Seemax Resources, a specialist in material handling solutions, suffered a disappointing market entry on the BSE SME platform this week, opening at ₹112.80 per share. This figure represents a sharp 20% discount against the company’s initial public offering (IPO) price of ₹141 per share, signaling immediate investor skepticism following the listing.
Context of the Offering
The company’s IPO had previously garnered moderate attention, closing with an overall subscription rate of 3.60 times. While retail and non-institutional interest remained measured, the offering saw a notable surge in demand from Qualified Institutional Buyers (QIBs), who subscribed 17.19 times during the bidding process.
Seemax Resources operates primarily in the industrial sector, providing material handling infrastructure and solutions for a broad range of domestic industries. The IPO was designed to raise capital to scale these operations and manage working capital requirements in an increasingly competitive industrial machinery market.
Market Performance and Investor Sentiment
The discrepancy between the high interest from institutional investors and the poor listing price highlights a growing volatility within the SME segment of the Indian stock market. Market analysts suggest that while institutional backing provides a baseline of credibility, retail sentiment often dictates the immediate post-listing price action.
The 20% drop on day one places Seemax Resources among a growing list of SME listings that have failed to replicate the high-premium debuts seen earlier in the fiscal year. This trend reflects a broader shift in market mood, where investors are becoming more discerning regarding valuations and long-term earnings potential in the small-cap industrial space.
Industry Implications
For the material handling industry, the performance of Seemax Resources serves as a bellwether for how the market perceives capital-intensive industrial players.
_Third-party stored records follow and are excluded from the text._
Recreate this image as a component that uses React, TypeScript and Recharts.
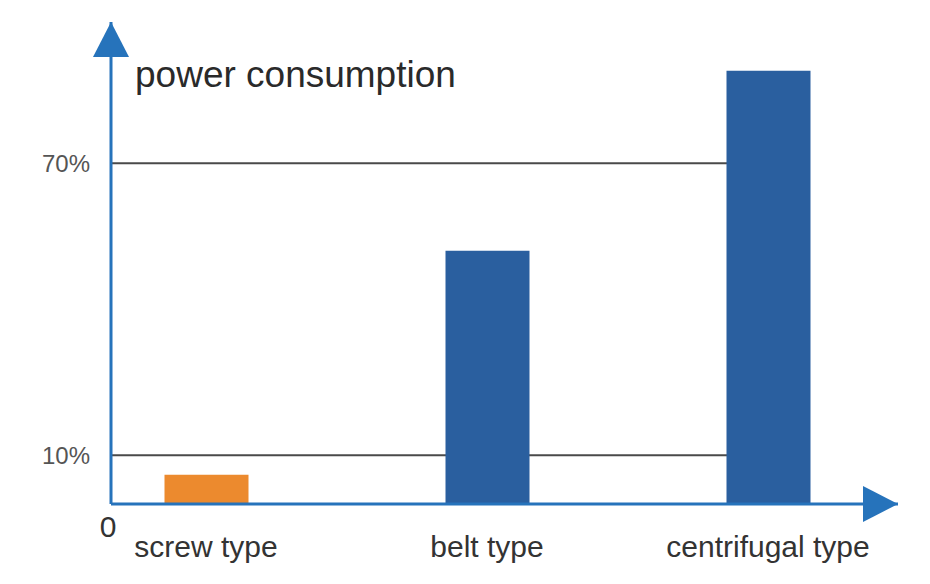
import React from 'react';
import { BarChart, Bar, XAxis, YAxis, CartesianGrid, Cell } from 'recharts';

document.body.style.margin = '0';

const categories = ['screw type', 'belt type', 'centrifugal type'];
const consumption = [6, 52, 89];
const yTicks = [0, 10, 70];
const guideLevels = [10, 70];

const BAR_COLORS = ['#ec8a2e', '#2a5f9f', '#2a5f9f'];
const AXIS_BLUE = '#2673bb';

const W = 930;
const H = 584;
const MARGIN = { top: 22, right: 32, left: 0, bottom: 0 };
const Y_AXIS_W = 111;
const X_AXIS_H = 80;
const X_PAD = { left: 95, right: 130 };
const Y_MAX = 99;
const PLOT_LEFT = MARGIN.left + Y_AXIS_W;
const PLOT_TOP = MARGIN.top;
const PLOT_H = H - MARGIN.top - X_AXIS_H;

const data = categories.map((name, i) => ({ idx: i, name, value: consumption[i] }));

const YTick = ({ x, y, payload }: any) => {
  if (payload.value === 0) {
    return (
      <text x={PLOT_LEFT - 3} y={y + 33} textAnchor="middle" fontSize={30} fill="#333">
        0
      </text>
    );
  }
  return (
    <text x={x} y={y} dominantBaseline="central" textAnchor="end" fontSize={24} fill="#555">
      {payload.value}%
    </text>
  );
};

const YArrow = ({ viewBox }: any) => {
  const right = viewBox ? viewBox.x + viewBox.width : PLOT_LEFT;
  const top = viewBox ? viewBox.y : PLOT_TOP;
  return (
    <g>
      <polygon points={`${right},${top} ${right - 18},${top + 35} ${right + 18},${top + 35}`} fill={AXIS_BLUE} />
      <text x={right + 24} y={top + 65} fontSize={37} fill="#2a2a2a">
        power consumption
      </text>
    </g>
  );
};

const XArrow = ({ viewBox }: any) => {
  const right = viewBox ? viewBox.x + viewBox.width : W - MARGIN.right;
  const y = viewBox ? viewBox.y : H - X_AXIS_H;
  return <polygon points={`${right},${y} ${right - 35},${y - 18} ${right - 35},${y + 18}`} fill={AXIS_BLUE} />;
};

// guide lines run from the y axis to the last bar, under the bars
const guideCoords = ({ yAxis }: any) =>
  guideLevels.map((v) =>
    yAxis && typeof yAxis.scale === 'function' ? yAxis.scale(v) : PLOT_TOP + PLOT_H * (1 - v / Y_MAX)
  );

const GuideLine = (p: any) => (
  <line key={p.key} x1={PLOT_LEFT} y1={p.y1} x2={p.x2 - X_PAD.right} y2={p.y2} stroke="#4a4a4a" strokeWidth={2} />
);

export default function App() {
  return (
    <div style={{ width: W, height: H, fontFamily: '"Liberation Sans", Arial, sans-serif', background: '#fff' }}>
      <BarChart width={W} height={H} data={data} margin={MARGIN}>
        <CartesianGrid
          vertical={false}
          horizontalCoordinatesGenerator={guideCoords}
          horizontal={GuideLine}
        />
        <XAxis
          dataKey="idx"
          type="number"
          domain={[0, categories.length - 1]}
          ticks={data.map((d) => d.idx)}
          tickFormatter={(i: number) => categories[i]}
          padding={X_PAD}
          height={X_AXIS_H}
          axisLine={{ stroke: AXIS_BLUE, strokeWidth: 3 }}
          tickLine={false}
          tickSize={0}
          tickMargin={32}
          tick={{ fontSize: 30, fill: '#333' }}
          label={{ content: XArrow }}
        />
        <YAxis
          width={Y_AXIS_W}
          domain={[0, Y_MAX]}
          ticks={yTicks}
          interval={0}
          allowDataOverflow
          axisLine={{ stroke: AXIS_BLUE, strokeWidth: 3 }}
          tickLine={false}
          tickSize={0}
          tickMargin={21}
          tick={<YTick />}
          label={{ content: YArrow }}
        />
        <Bar dataKey="value" barSize={84} isAnimationActive={false}>
          {data.map((d, i) => (
            <Cell key={d.name} fill={BAR_COLORS[i]} />
          ))}
        </Bar>
      </BarChart>
    </div>
  );
}
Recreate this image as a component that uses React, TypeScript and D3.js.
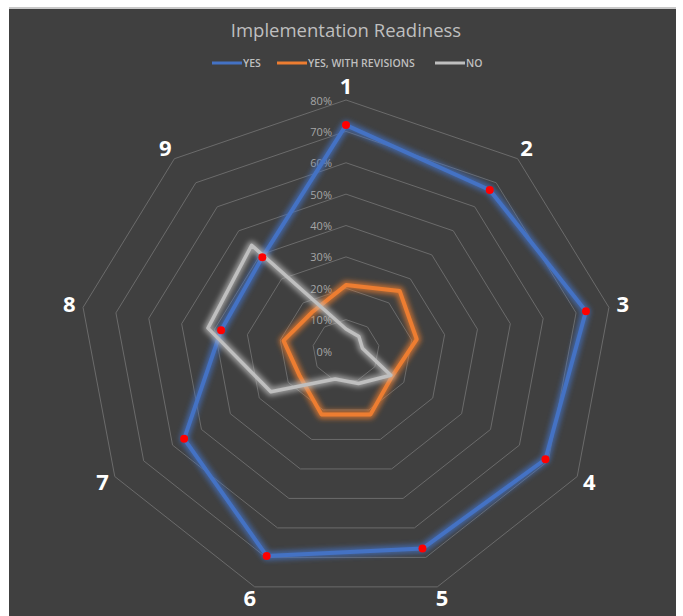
import React from "react";
import * as d3 from "d3";

const categories = ["1", "2", "3", "4", "5", "6", "7", "8", "9"];
const yesValues = [0.72, 0.67, 0.73, 0.69, 0.67, 0.695, 0.56, 0.38, 0.39];
const revisionValues = [0.21, 0.25, 0.215, 0.16, 0.215, 0.215, 0.16, 0.19, 0.16];
const noValues = [0.07, 0.06, 0.05, 0.155, 0.11, 0.095, 0.26, 0.42, 0.44];
const seriesNames = ["YES", "YES, WITH REVISIONS", "NO"];
const seriesColors = ["#4472C4", "#ED7D31", "#BFBFBF"];

const width = 683;
const height = 616;
const cx = 346;
const cy = 351;
const maxValue = 0.8;
const fontFamily = "'Open Sans', 'Liberation Sans', sans-serif";

// chart is a little wider than tall in the picture
const rx = d3.scaleLinear().domain([0, maxValue]).range([0, 267]);
const ry = d3.scaleLinear().domain([0, maxValue]).range([0, 251]);
const angle = d3
  .scaleLinear()
  .domain([0, categories.length])
  .range([0, 2 * Math.PI]);

const point = (i: number, v: number): [number, number] => [
  cx + rx(v) * Math.sin(angle(i)),
  cy - ry(v) * Math.cos(angle(i)),
];

const polygon = d3.line<[number, number]>().curve(d3.curveLinearClosed);
const ticks = d3.range(0, maxValue + 0.001, 0.1);
const pct = d3.format(".0%");

const series = [yesValues, revisionValues, noValues];
const lineWidths = [4, 4, 3.5];

export default function App() {
  const legendX = [212, 277, 435];
  return (
    <svg
      width={width}
      height={height}
      style={{ position: "absolute", left: 0, top: 0 }}
    >
      <defs>
        <filter id="glow" x="-20%" y="-20%" width="140%" height="140%">
          <feGaussianBlur stdDeviation="2.5" />
        </filter>
      </defs>
      <rect width={width} height={height} fill="#ffffff" />
      <rect x={9} y={7} width={667} height={2} fill="#c8c8c8" />
      <rect x={9} y={9} width={667} height={height - 9} fill="#404040" />

      <text
        x={cx}
        y={37}
        textAnchor="middle"
        fill="#bfbfbf"
        fontSize={18.5}
        fontFamily={fontFamily}
      >
        Implementation Readiness
      </text>

      {seriesNames.map((name, i) => (
        <g key={name}>
          <line
            x1={legendX[i]}
            x2={legendX[i] + 30}
            y1={63}
            y2={63}
            stroke={seriesColors[i]}
            strokeWidth={3}
          />
          <text
            x={legendX[i] + 31}
            y={63}
            dominantBaseline="central"
            fill="#bfbfbf"
            fontSize={10.5}
            fontWeight={600}
            fontFamily={fontFamily}
          >
            {name}
          </text>
        </g>
      ))}

      {ticks.slice(1).map((t) => (
        <path
          key={`ring${t}`}
          d={polygon(categories.map((_, i) => point(i, t))) || ""}
          fill="none"
          stroke="#6b6b6b"
          strokeWidth={1}
        />
      ))}

      {ticks.map((t) => (
        <text
          key={`tick${t}`}
          x={cx - 14}
          y={cy - ry(t)}
          textAnchor="end"
          dominantBaseline="central"
          fill="#a6a6a6"
          fontSize={11}
          fontFamily={fontFamily}
        >
          {pct(t)}
        </text>
      ))}

      {series.map((values, s) => {
        const d = polygon(values.map((v, i) => point(i, v))) || "";
        return (
          <g key={`series${s}`}>
            <path
              d={d}
              fill="none"
              stroke={seriesColors[s]}
              strokeOpacity={0.7}
              strokeWidth={lineWidths[s] + 5}
              strokeLinejoin="round"
              filter="url(#glow)"
            />
            <path
              d={d}
              fill="none"
              stroke={seriesColors[s]}
              strokeWidth={lineWidths[s]}
              strokeLinejoin="round"
            />
          </g>
        );
      })}

      {yesValues.map((v, i) => {
        const [x, y] = point(i, v);
        return <circle key={`dot${i}`} cx={x} cy={y} r={4} fill="#ff0000" />;
      })}

      {categories.map((c, i) => {
        const x = cx + (rx(maxValue) + 14) * Math.sin(angle(i));
        const y = cy - (ry(maxValue) + 13) * Math.cos(angle(i)) - 2;
        return (
          <text
            key={`cat${c}`}
            x={x}
            y={y}
            textAnchor="middle"
            dominantBaseline="central"
            fill="#ffffff"
            fontSize={22}
            fontWeight={700}
            fontFamily={fontFamily}
          >
            {c}
          </text>
        );
      })}
    </svg>
  );
}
Companies operating in this sector are currently grappling with inflationary pressures on raw materials and fluctuating demand cycles, which may have tempered investor enthusiasm.
For current shareholders and potential investors, the immediate focus remains on how the company utilizes the capital raised during the IPO to improve operational efficiencies. If the company can demonstrate consistent revenue growth and improved margins in its upcoming quarterly reports, it may recover from this initial valuation setback.
What to Watch Next
Market participants are now closely monitoring the company’s trading volume and support levels to determine if the stock will stabilize or face further downward pressure. Watch for upcoming management commentary regarding the deployment of IPO proceeds, which will be the primary indicator of whether the company can translate its institutional support into tangible shareholder value over the next two fiscal quarters.